Khmer Rouge Survivors Tell of Torture, Sleeping Next to Corpses

Victims of Pol Pot’s regime continued to tell of their sufferings Thursday at the Khmer Rouge tribunal, including a man who described being tortured after his daughter falsely confessed under interrogation that he was a lieutenant under Lon Nol’s administration.

Than Tim, who lived in Phnom Penh and worked in a refugee camp before communist forces captured the capital in 1975, was arrested in 1978 in Takeo province’s Tram Kak district after his daughter was caught stealing sugarcane with Im Yen, another civil party who finished her testimony Thursday.

Civil party Than Tim gives testimony at the Khmer Rouge tribunal Thursday. (ECCC)
Civil party Than Tim gives testimony at the Khmer Rouge tribunal Thursday. (ECCC)

“They stole sugarcane from the unit and she was beaten and was forced to confess that I was a former lieutenant in Phnom Penh and…she was young so she confessed,” he said, explaining that local cadre then beat him in an unsuccessful attempt to get him to admit his guilt.

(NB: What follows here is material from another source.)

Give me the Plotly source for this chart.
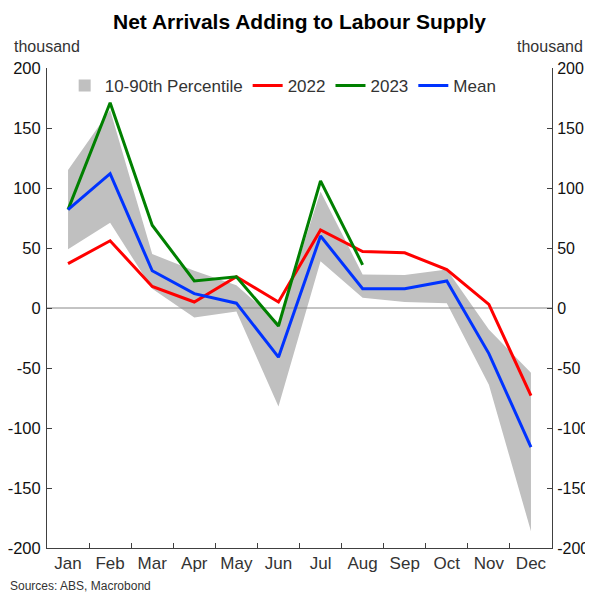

“I was held tightly and was tied up by string and my hands were tied behind my back; I thought that I would die after that time with no guilt. I was beaten, I was interrogated, I was asked where I was living before…. They asked such questions to me immorally; they called me contemptible,” he said.

The civil party, who was speaking during the second day of victim impact hearings in the second phase of Case 002—which give survivors of the Khmer Rouge an opportunity to detail their suffering —claimed he was then thrown on a horse cart and taken to Tram Kak district’s Ang Roka prison, where he was shackled alongside other prisoners.

“I thought I would die. In fact, one prisoner near me died from the lack of food and his body remained there for two nights and three days before it was removed. He died due to hunger…and he was lying just next to me when he died. That made me think my time would come soon,” Mr. Tim said.

Mr. Tim’s testimony was cut short after the Trial Chamber granted a request made by Victor Koppe, a lawyer for Nuon Chea, for the civil party to return at a later date to give the defense an opportunity to question him more fully on his claims.

The afternoon’s proceedings included testimony from Beng Boeun, who was working at a military office in Phnom Penh when the Khmer Rouge entered the city. He said that his brother-in-law was purged for saying that he knew how to drive a car and do other things considered “bourgeois.”

“The unit chief had asked questions and had joked with him and…my brother-in-law [said he] knew how to drive a car, how to fly a plane and that he knew how to type and since he knew how to do everything, apparently, a few days later he disappeared forever,” Mr. Boeun said.

“Later, my neighbors, who liked me very much, told me that anyone who knew how to do anything would not be saved by the Khmer Rouge so that’s why he disappeared,” he said, adding that another brother-in-law was also killed for picking a coconut.

Friday marks the final day of victim impact statements relating to the Tram Kak district cooperatives.